Fear is one of the most controlling emotions that humans experience. Humans tend to steer away from anything that might harm them, and fear is usually present to alert us about harm. Equality explains in chapter 2,
"There is fear hanging in the air of the sleeping halls, and in the air of the streets. Fear walks through the City, fear without name, without shape. All men feel it an none dare to speak" (46).
People in Anthem exist in fear because of all of the rules that bind them to their daily, monotonous tasks. One rule is that the men live separately from the women. This everyday existence implies that the other half of the human species is off limits, wrong, or bad. Other rules include not thinking for oneself, not living or making choices for oneself, and following a dictated, non-voluntary life schedule--as if a person weren't capable of making such decisions for oneself!
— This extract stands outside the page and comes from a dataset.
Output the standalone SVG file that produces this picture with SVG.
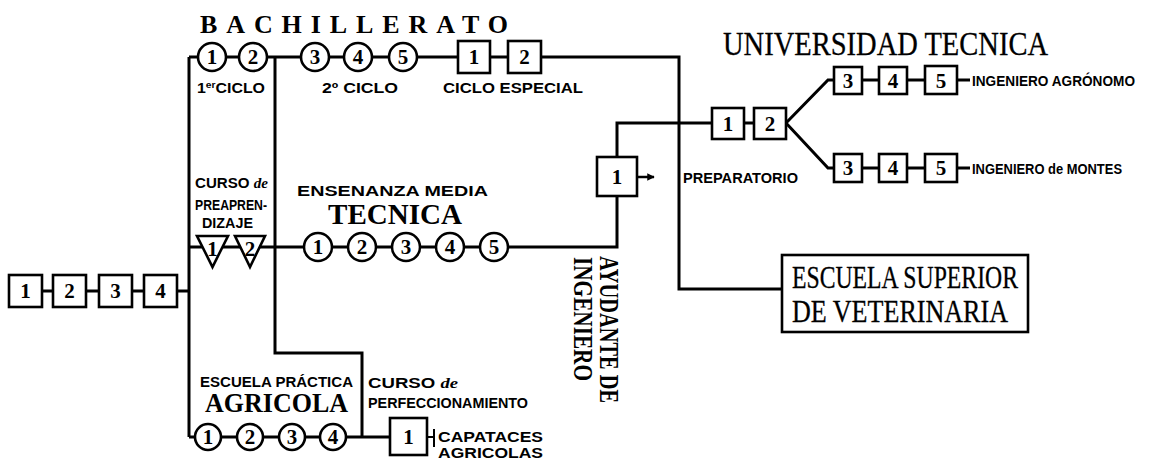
<svg xmlns="http://www.w3.org/2000/svg" width="1156" height="461" viewBox="0 0 1156 461">
<style>
.ln{stroke:#000;stroke-width:3;fill:none;stroke-linejoin:miter}
.nd{fill:#fff;stroke:#000;stroke-width:2.6}
.num{font-family:"Liberation Serif",serif;font-weight:bold;font-size:21px;text-anchor:middle}
.lab{font-family:"Liberation Sans",sans-serif;font-size:14px;font-weight:bold;fill:#000}
.ttl{font-family:"Liberation Serif",serif;fill:#000;font-weight:bold}
.ttm{font-family:"Liberation Serif",serif;fill:#000;font-weight:normal;stroke:#000;stroke-width:0.3}
.de{font-family:"Liberation Serif",serif;font-style:italic;font-weight:bold}
</style>
<defs>
<marker id="ah" viewBox="0 0 10 10" refX="9" refY="5" markerWidth="3" markerHeight="3" orient="auto"><path d="M0 0L10 5L0 10z" fill="#000"/></marker>
</defs>
<rect width="1156" height="461" fill="#fff"/>
<g id="connectors" class="ln">
<path d="M42 291H52M86 291H98M132 291H143M177 291H189"/>
<path d="M189 57V437"/>
<path d="M189 57H198M226 57H239M267 57H301M329 57H344M372 57H389M417 57H458M490 57H508M542 57H679V289H782"/>
<path d="M275 57V353H362V437"/>
<path d="M189 247H617V196"/>
<path d="M189 437H390"/>
<path d="M617 157V123H712M745 123H754M786 123L828 80H834M786 123L828 168H834"/>
<path d="M862 80H879M907 80H925M957 80H970M862 168H879M907 168H925M957 168H970"/>
<path d="M427 437H434M434 429V447" stroke-width="2"/>
<path d="M637 177H654" stroke-width="2.5" marker-end="url(#ah)"/>
</g>
<g id="primaria">
<rect class="nd" x="9" y="275" width="33" height="32"/><text class="num" x="25.5" y="298">1</text>
<rect class="nd" x="53" y="275" width="33" height="32"/><text class="num" x="69.5" y="298">2</text>
<rect class="nd" x="99" y="275" width="33" height="32"/><text class="num" x="115.5" y="298">3</text>
<rect class="nd" x="144" y="275" width="33" height="32"/><text class="num" x="160.5" y="298">4</text>
</g>
<g id="bachillerato">
<text class="ttl" x="200" y="33" font-size="26" textLength="308" lengthAdjust="spacing">BACHILLERATO</text>
<circle class="nd" cx="212" cy="57" r="14"/><text class="num" x="212" y="64">1</text>
<circle class="nd" cx="253" cy="57" r="14"/><text class="num" x="253" y="64">2</text>
<circle class="nd" cx="315" cy="57" r="14"/><text class="num" x="315" y="64">3</text>
<circle class="nd" cx="358" cy="57" r="14"/><text class="num" x="358" y="64">4</text>
<circle class="nd" cx="403" cy="57" r="14"/><text class="num" x="403" y="64">5</text>
<rect class="nd" x="458" y="41" width="32" height="32"/><text class="num" x="474" y="64">1</text>
<rect class="nd" x="508" y="41" width="33" height="32"/><text class="num" x="524.5" y="64">2</text>
<text class="lab" x="197" y="93" textLength="68" lengthAdjust="spacingAndGlyphs">1<tspan font-size="9" dy="-5">er</tspan><tspan dy="5">CICLO</tspan></text>
<text class="lab" x="322" y="93" textLength="76" lengthAdjust="spacingAndGlyphs">2º CICLO</text>
<text class="lab" x="443" y="93" textLength="140" lengthAdjust="spacingAndGlyphs">CICLO ESPECIAL</text>
</g>
<g id="preaprendizaje">
<text class="lab" x="195" y="188" textLength="73" lengthAdjust="spacingAndGlyphs">CURSO <tspan class="de">de</tspan></text>
<text class="lab" x="195" y="210" textLength="72" lengthAdjust="spacingAndGlyphs">PREAPREN-</text>
<text class="lab" x="202" y="228" textLength="51" lengthAdjust="spacingAndGlyphs">DIZAJE</text>
<polygon class="nd" points="197,236 228,236 212.5,267"/><text class="num" x="212.5" y="256" font-size="18">1</text>
<polygon class="nd" points="235,236 265,236 250,267"/><text class="num" x="250" y="256" font-size="18">2</text>
</g>
<g id="tecnica">
<text class="lab" x="297" y="196" font-size="17" textLength="191" lengthAdjust="spacingAndGlyphs">ENSENANZA MEDIA</text>
<text class="ttl" x="328" y="224" font-size="30" textLength="134" lengthAdjust="spacingAndGlyphs">TECNICA</text>
<circle class="nd" cx="318" cy="247" r="14"/><text class="num" x="318" y="254">1</text>
<circle class="nd" cx="362" cy="247" r="14"/><text class="num" x="362" y="254">2</text>
<circle class="nd" cx="406" cy="247" r="14"/><text class="num" x="406" y="254">3</text>
<circle class="nd" cx="450" cy="247" r="14"/><text class="num" x="450" y="254">4</text>
<circle class="nd" cx="494" cy="247" r="14"/><text class="num" x="494" y="254">5</text>
</g>
<g id="ayudante">
<rect class="nd" x="597" y="157" width="40" height="39"/><text class="num" x="617" y="184">1</text>
<text class="ttl" font-size="27" transform="translate(600,256) rotate(90)" textLength="147" lengthAdjust="spacingAndGlyphs">AYUDANTE DE</text>
<text class="ttl" font-size="27" transform="translate(574,257) rotate(90)" textLength="124" lengthAdjust="spacingAndGlyphs">INGENIERO</text>
</g>
<g id="universidad">
<text class="ttm" x="723" y="55" font-size="34" textLength="325" lengthAdjust="spacingAndGlyphs">UNIVERSIDAD TECNICA</text>
<rect class="nd" x="712" y="108" width="32" height="31"/><text class="num" x="728" y="131">1</text>
<rect class="nd" x="754" y="108" width="32" height="31"/><text class="num" x="770" y="131">2</text>
<text class="lab" x="683" y="183" textLength="115" lengthAdjust="spacingAndGlyphs">PREPARATORIO</text>
<rect class="nd" x="834" y="67" width="28" height="27"/><text class="num" x="848" y="88">3</text>
<rect class="nd" x="879" y="67" width="28" height="27"/><text class="num" x="893" y="88">4</text>
<rect class="nd" x="925" y="66" width="32" height="28"/><text class="num" x="941" y="88">5</text>
<text class="lab" x="972" y="86" font-size="13" textLength="163" lengthAdjust="spacingAndGlyphs">INGENIERO AGRÓNOMO</text>
<rect class="nd" x="834" y="154" width="28" height="28"/><text class="num" x="848" y="175">3</text>
<rect class="nd" x="879" y="154" width="28" height="28"/><text class="num" x="893" y="175">4</text>
<rect class="nd" x="925" y="154" width="32" height="28"/><text class="num" x="941" y="175">5</text>
<text class="lab" x="972" y="174" font-size="13" textLength="150" lengthAdjust="spacingAndGlyphs">INGENIERO de MONTES</text>
</g>
<g id="veterinaria">
<rect class="nd" x="782" y="255" width="246" height="77"/>
<text class="ttm" x="792" y="288" font-size="31" textLength="226" lengthAdjust="spacingAndGlyphs">ESCUELA SUPERIOR</text>
<text class="ttm" x="792" y="322" font-size="31" textLength="216" lengthAdjust="spacingAndGlyphs">DE VETERINARIA</text>
</g>
<g id="agricola">
<text class="lab" x="200" y="387" textLength="153" lengthAdjust="spacingAndGlyphs">ESCUELA PRÁCTICA</text>
<text class="ttl" x="205" y="412" font-size="27" textLength="143" lengthAdjust="spacingAndGlyphs">AGRICOLA</text>
<circle class="nd" cx="208" cy="437" r="13"/><text class="num" x="208" y="444" font-size="20">1</text>
<circle class="nd" cx="250" cy="437" r="13"/><text class="num" x="250" y="444" font-size="20">2</text>
<circle class="nd" cx="292" cy="437" r="13"/><text class="num" x="292" y="444" font-size="20">3</text>
<circle class="nd" cx="333" cy="437" r="13"/><text class="num" x="333" y="444" font-size="20">4</text>
</g>
<g id="perfeccionamiento">
<text class="lab" x="368" y="388" font-size="15" textLength="90" lengthAdjust="spacingAndGlyphs">CURSO <tspan class="de">de</tspan></text>
<text class="lab" x="368" y="408" textLength="160" lengthAdjust="spacingAndGlyphs">PERFECCIONAMIENTO</text>
<rect class="nd" x="390" y="418" width="37" height="37"/><text class="num" x="408.5" y="444">1</text>
<text class="lab" x="438" y="442" textLength="105" lengthAdjust="spacingAndGlyphs">CAPATACES</text>
<text class="lab" x="438" y="458" textLength="105" lengthAdjust="spacingAndGlyphs">AGRICOLAS</text>
</g>
</svg>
The rules cause insecurity and a lack of confidence which voids are only filled with questions of impending doom. When one is not making one's own decisions, a lack of trust can be the result for those who do make the decisions; and, that is exactly how the government wants it. If everyone is paralyzed by fear, then no one will question; if no one questions, then no one learns the truth; if no one learns the truth, then no one will revolt.
Fear is the most prevalent emotion in the society depicted in Anthem because Ayn Rand wants to point out the many flaws of any kind of collectivist society, which is a society that puts the needs of the collective before the needs of the individual. In focusing on all the negative aspects of collectivism, Rand hopes to prove that only in a society that privileges the individual can residents live without fear. In a collectivist regime, the government is all-powerful and controlling: inhabitants have no rights to choose where to work, who to marry, how many children to have, what to do with their free time, and so forth. This lack of control over one's life can cause fear. The government must control all aspects of the residents' lives in order to make sure they are best serving the needs of the community, individual desires be damned. In order to maintain such control, the government would need to employ strict and harsh punishments, and this creates fear.